(VentureBeat) Honeywell expects that as advances in quantum computing continue to accelerate over the next 18 to 24 months, the ability to replicate the results of a quantum computing application workload using a conventional computing platform simulation will come to an end. The company’s System Model H1 has now quadrupled its performance capabilities to become the first commercial quantum computer to attain a 512 quantum volume.
Honeywell has pursued an approach to quantum computing that differs from those of rivals by focusing its efforts on a narrower range of more stable qubits. Each system is based on a trapped-ion architecture that leverages numerous individual charged atoms (ions) to hold information. It then applies electromagnetic fields to hold (trap) each ion in a way that allows it to be manipulated and encoded using laser pulses.

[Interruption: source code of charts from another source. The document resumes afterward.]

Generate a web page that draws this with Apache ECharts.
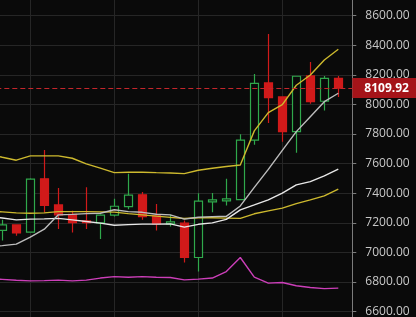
<!DOCTYPE html>
<html>
<head>
<meta charset="utf-8">
<script src="https://cdn.jsdelivr.net/npm/echarts@6/dist/echarts.min.js"></script>
<style>
html,body{margin:0;padding:0;background:#0a0a0a;}
#c{width:416px;height:317px;}
</style>
</head>
<body>
<div id="c"></div>
<script>
// categories: one hidden bar before the visible window, 25 visible bars, one empty slot
var categories = ['p','01','02','03','04','05','06','07','08','09','10','11','12','13','14','15','16','17','18','19','20','21','22','23','24','25','e'];

// visible candles: [open, close, low, high]
var candles = [
  [7149, 7186, 7080, 7220],
  [7186, 7132, 7112, 7188],
  [7137, 7495, 7135, 7501],
  [7497, 7317, 7269, 7692],
  [7321, 7254, 7159, 7436],
  [7258, 7202, 7134, 7281],
  [7213, 7202, 7159, 7441],
  [7200, 7252, 7090, 7258],
  [7252, 7312, 7242, 7362],
  [7310, 7387, 7292, 7532],
  [7389, 7242, 7220, 7409],
  [7247, 7193, 7148, 7328],
  [7193, 7207, 7175, 7254],
  [7198, 6966, 6932, 7215],
  [6966, 7346, 6871, 7400],
  [7342, 7355, 7272, 7402],
  [7348, 7362, 7317, 7497],
  [7357, 7758, 7357, 7798],
  [7758, 8142, 7728, 8205],
  [8145, 8045, 7875, 8475],
  [8050, 7816, 7748, 8050],
  [7816, 8190, 7674, 8190],
  [8192, 8018, 8005, 8286],
  [8021, 8176, 7958, 8192],
  [8176, 8109.92, 8050, 8192]
];

// indicator lines (first value belongs to the hidden bar before the window)
var upperBand = [7665, 7643, 7623, 7652, 7652, 7652, 7636, 7598, 7569, 7539, 7542, 7542, 7539, 7537, 7532, 7555, 7569, 7580, 7591, 7821, 7944, 7998, 8129, 8198, 8300, 8372];
var slowYellow = [7281, 7274, 7267, 7265, 7267, 7276, 7276, 7276, 7274, 7272, 7262, 7254, 7245, 7237, 7229, 7234, 7234, 7232, 7230, 7261, 7281, 7299, 7330, 7355, 7382, 7427];
var midWhite = [7244, 7233, 7220, 7225, 7227, 7230, 7220, 7209, 7198, 7184, 7188, 7191, 7191, 7193, 7171, 7190, 7200, 7223, 7288, 7321, 7355, 7400, 7456, 7478, 7517, 7562];
var fastGrey = [7038, 7046, 7056, 7103, 7157, 7254, 7257, 7262, 7265, 7288, 7276, 7271, 7258, 7254, 7225, 7238, 7242, 7244, 7314, 7439, 7561, 7689, 7816, 7917, 8018, 8075];
var lowerPink = [6822, 6818, 6812, 6808, 6810, 6813, 6808, 6813, 6827, 6837, 6833, 6837, 6833, 6831, 6815, 6820, 6827, 6871, 6966, 6833, 6793, 6797, 6775, 6763, 6756, 6759];

var lastPrice = 8109.92;
var yTickMin = 6400, yTickMax = 8800, yTickStep = 200;

function pad(arr) { return arr.concat(['-']); }
var candleData = [['-','-','-','-']].concat(candles.map(function (d) { return d.slice(); })).concat([['-','-','-','-']]);

var chart = echarts.init(document.getElementById('c'), null, {renderer: 'canvas'});

function lineSeries(data, color, width) {
  return {
    type: 'line', data: pad(data), symbol: 'none', smooth: false, silent: true,
    lineStyle: {color: color, width: width}, z: 3, clip: false
  };
}

chart.setOption({
  backgroundColor: '#0a0a0a',
  animation: false,
  grid: {left: -11.7, right: 63.7, top: -14.1, bottom: -24.3, containLabel: false, outerBoundsMode: 'none'},
  xAxis: {
    type: 'category', data: categories, boundaryGap: false,
    axisLine: {show: false}, axisTick: {show: false}, axisLabel: {show: false},
    splitLine: {show: true, interval: function (i) { return i % 6 === 3; },
      lineStyle: {color: '#262626', width: 1}}
  },
  yAxis: {
    type: 'value', position: 'right', min: yTickMin, max: yTickMax, interval: yTickStep,
    axisLine: {show: true, lineStyle: {color: '#7c7c7c', width: 1}},
    axisTick: {show: true, length: 4, lineStyle: {color: '#7c7c7c'}},
    axisLabel: {margin: 13, color: '#c9c9c9', fontFamily: 'Open Sans', fontSize: 12,
      formatter: function (v) { return v.toFixed(2); }},
    splitLine: {show: true, lineStyle: {color: '#262626', width: 1}}
  },
  series: [
    {
      type: 'candlestick', data: candleData, barWidth: 9, clip: false, z: 2,
      itemStyle: {
        color: '#0a0a0a', borderColor: '#2fa84b',
        color0: '#d11a1a', borderColor0: '#d11a1a', borderWidth: 1.2
      },
      markLine: {
        symbol: 'none', silent: true, animation: false,
        lineStyle: {color: '#c4262b', type: [5, 3], width: 1},
        label: {
          show: true, position: 'end', distance: 0,
          formatter: lastPrice.toFixed(2),
          backgroundColor: '#a51419', color: '#ffffff',
          fontFamily: 'Open Sans', fontWeight: 'bold', fontSize: 12,
          lineHeight: 12, padding: [4, 9, 4, 12]
        },
        data: [{yAxis: lastPrice}]
      }
    },
    lineSeries(upperBand, '#cdb92e', 1.4),
    lineSeries(slowYellow, '#cdb92e', 1.4),
    lineSeries(midWhite, '#e8e8e8', 1.4),
    lineSeries(fastGrey, '#bdbdbd', 1.4),
    lineSeries(lowerPink, '#cc3fb9', 1.4)
  ]
});
</script>
</body>
</html>
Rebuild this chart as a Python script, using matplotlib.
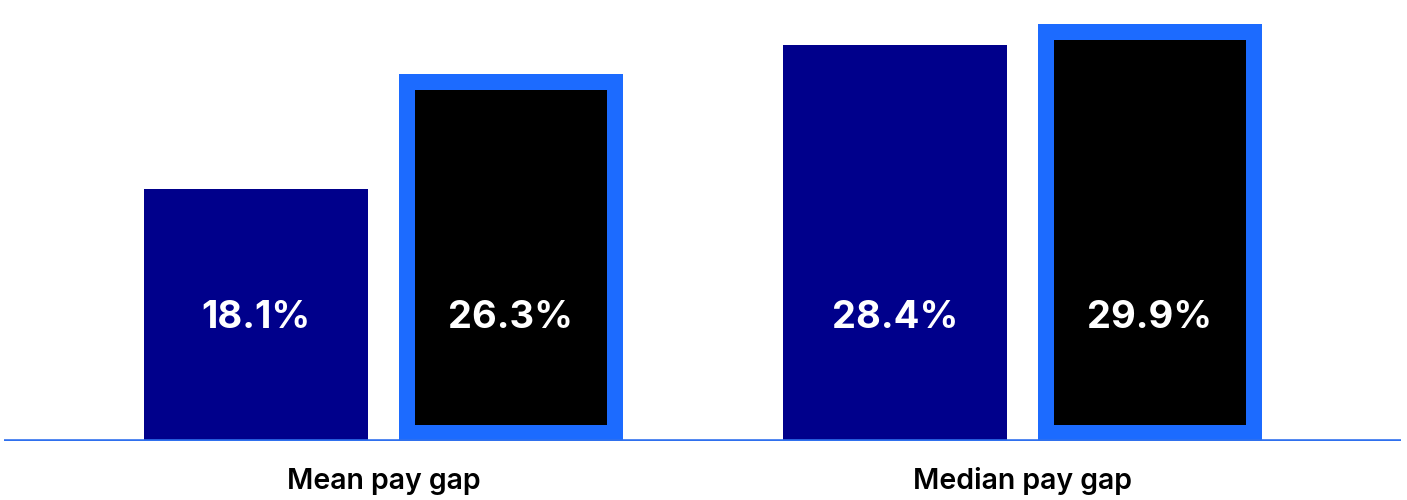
import matplotlib.pyplot as plt
import matplotlib.transforms as mtransforms
import numpy as np

categories = ["Mean pay gap", "Median pay gap"]
first_vals = [18.1, 28.4]
second_vals = [26.3, 29.9]

NAVY = "#00008b"
BLUE = "#1c6bff"
LINE = "#2f70ee"

plt.rcParams['font.family'] = ['Inter', 'DejaVu Sans']

fig = plt.figure(figsize=(14.07, 5), dpi=100)
W, H = 1407, 500
base_px = 441
ax = fig.add_axes([4 / W, (H - base_px) / H, (1401 - 4) / W, base_px / H])

group_px = 639.0
center0 = 383.5
ax.set_xlim((4 - center0) / group_px, (1401 - center0) / group_px)
px_per_unit = 13.95
ax.set_ylim(0, base_px / px_per_unit)

x = np.arange(len(categories))
off = 127.5 / group_px
width = 224 / group_px

ax.bar(x - off, first_vals, width, color=NAVY, linewidth=0)
bars = ax.bar(x + off, second_vals, width, color="black", edgecolor=BLUE,
              linewidth=32 * 72 / 100)
for b in bars:
    b.set_clip_path(b)

ax.axhline(0, color=LINE, linewidth=2.6, zorder=5)

lab_y = (base_px - 318) / base_px
trans = mtransforms.blended_transform_factory(ax.transData, ax.transAxes)
for xi, v in zip(x - off, first_vals):
    ax.text(xi, lab_y, f"{v}%", transform=trans, ha="center", va="center",
            color="white", fontsize=27.5, fontweight="bold")
for xi, v in zip(x + off, second_vals):
    ax.text(xi, lab_y, f"{v}%", transform=trans, ha="center", va="center",
            color="white", fontsize=27.5, fontweight="bold")

cat_y = -(489 - base_px) / base_px
for xi, c in zip(x, categories):
    ax.text(xi, cat_y, c, transform=trans, ha="center", va="baseline",
            color="black", fontsize=20.5, fontweight="semibold")

ax.axis("off")

fig.savefig("out.png", dpi=100)
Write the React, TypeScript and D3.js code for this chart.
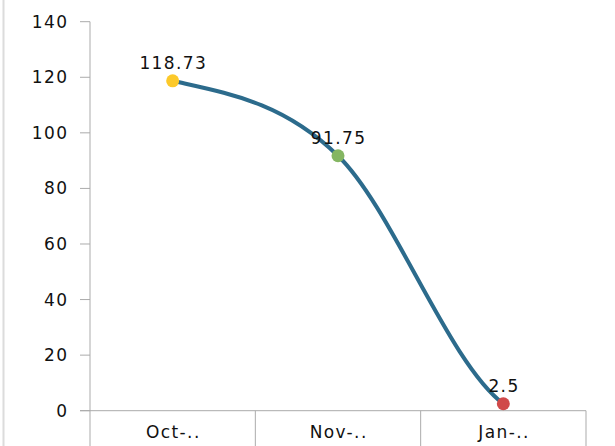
import * as d3 from 'd3';

const categories = ['Oct-..', 'Nov-..', 'Jan-..'];
const values = [118.73, 91.75, 2.5];
const valueLabels = ['118.73', '91.75', '2.5'];
const pointColors = ['#fcc92a', '#84b662', '#d04a4a'];
const yTicks = [0, 20, 40, 60, 80, 100, 120, 140];

const W = 615, H = 446;
const FONT = '"DejaVu Sans", Verdana, sans-serif';
const AXIS = '#ababab';
const LS = 1.4;

// smooth line: x linear per segment, Catmull-Rom style slopes, half secant at the ends
function smoothPath(pts: [number, number][]) {
  const p = d3.path();
  const n = pts.length;
  const m = pts.map((pt, i) => {
    if (i === 0) return (pts[1][1] - pt[1]) / (pts[1][0] - pt[0]) / 2;
    if (i === n - 1) return (pt[1] - pts[i - 1][1]) / (pt[0] - pts[i - 1][0]) / 2;
    return (pts[i + 1][1] - pts[i - 1][1]) / (pts[i + 1][0] - pts[i - 1][0]);
  });
  p.moveTo(pts[0][0], pts[0][1]);
  for (let i = 0; i < n - 1; i++) {
    const h = (pts[i + 1][0] - pts[i][0]) / 3;
    p.bezierCurveTo(pts[i][0] + h, pts[i][1] + m[i] * h,
      pts[i + 1][0] - h, pts[i + 1][1] - m[i + 1] * h,
      pts[i + 1][0], pts[i + 1][1]);
  }
  return p.toString();
}

export default function App() {
  const x = d3.scaleBand<string>().domain(categories).range([90, 586]);
  const y = d3.scaleLinear().domain([0, 140]).range([410.7, 21.7]);
  const cx = (c: string) => (x(c) ?? 0) + x.bandwidth() / 2;

  const pts = values.map((v, i) => [cx(categories[i]), y(v)] as [number, number]);

  return (
    <svg width={W} height={H} style={{ position: 'absolute', left: 0, top: 0, background: '#fff' }}>
      {/* frame edge on the left */}
      <line x1={3.5} x2={3.5} y1={0} y2={H} stroke="#dcdcdc" strokeWidth={2} />

      {/* y axis */}
      <line x1={90} x2={90} y1={y(140)} y2={H} stroke={AXIS} strokeWidth={1} />
      {yTicks.map(t => (
        <g key={t}>
          <line x1={80} x2={90} y1={y(t)} y2={y(t)} stroke={AXIS} />
          <text x={67 + LS} y={y(t)} textAnchor="end" dominantBaseline="central" letterSpacing={LS}
            fontFamily={FONT} fontSize={17} fill="#111">{t}</text>
        </g>
      ))}

      {/* x axis */}
      <line x1={80} x2={586} y1={y(0)} y2={y(0)} stroke={AXIS} />
      {categories.map(c => (
        <g key={c}>
          <line x1={(x(c) ?? 0) + x.bandwidth()} x2={(x(c) ?? 0) + x.bandwidth()} y1={y(0)} y2={H} stroke={AXIS} />
          <text x={cx(c) + LS / 2} y={438} textAnchor="middle" letterSpacing={LS}
            fontFamily={FONT} fontSize={17} fill="#111">{c}</text>
        </g>
      ))}

      {/* series */}
      <path d={smoothPath(pts)} fill="none" stroke="#2c6b8c" strokeWidth={4} />
      {values.map((v, i) => (
        <g key={i}>
          <circle cx={pts[i][0]} cy={pts[i][1]} r={6.5} fill={pointColors[i]} />
          <text x={pts[i][0] + LS / 2} y={pts[i][1] - 12} textAnchor="middle" letterSpacing={LS}
            fontFamily={FONT} fontSize={17} fill="#111">{valueLabels[i]}</text>
        </g>
      ))}
    </svg>
  );
}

The company makes its quantum computers available via a subscription to a cloud service and counts BMW, DHL, JP Morgan Chase, and Samsung among its customers. Subscriptions for the System Model H1 service are currently sold out, and each Honeywell quantum computing customer has previously tried to employ a different platform before switching to Honeywell, Uttley said. The company is now moving toward making a third-generation System Model H2 service available that will offer higher levels of unspecified quantum volume, Uttley added.
Advances in quantum computing, however, will by no means signal the demise of conventional computers, Uttley added. Instead, it’s becoming apparent that quantum computers and conventional computers are simply going to be better suited to running different classes of workloads, Uttley said.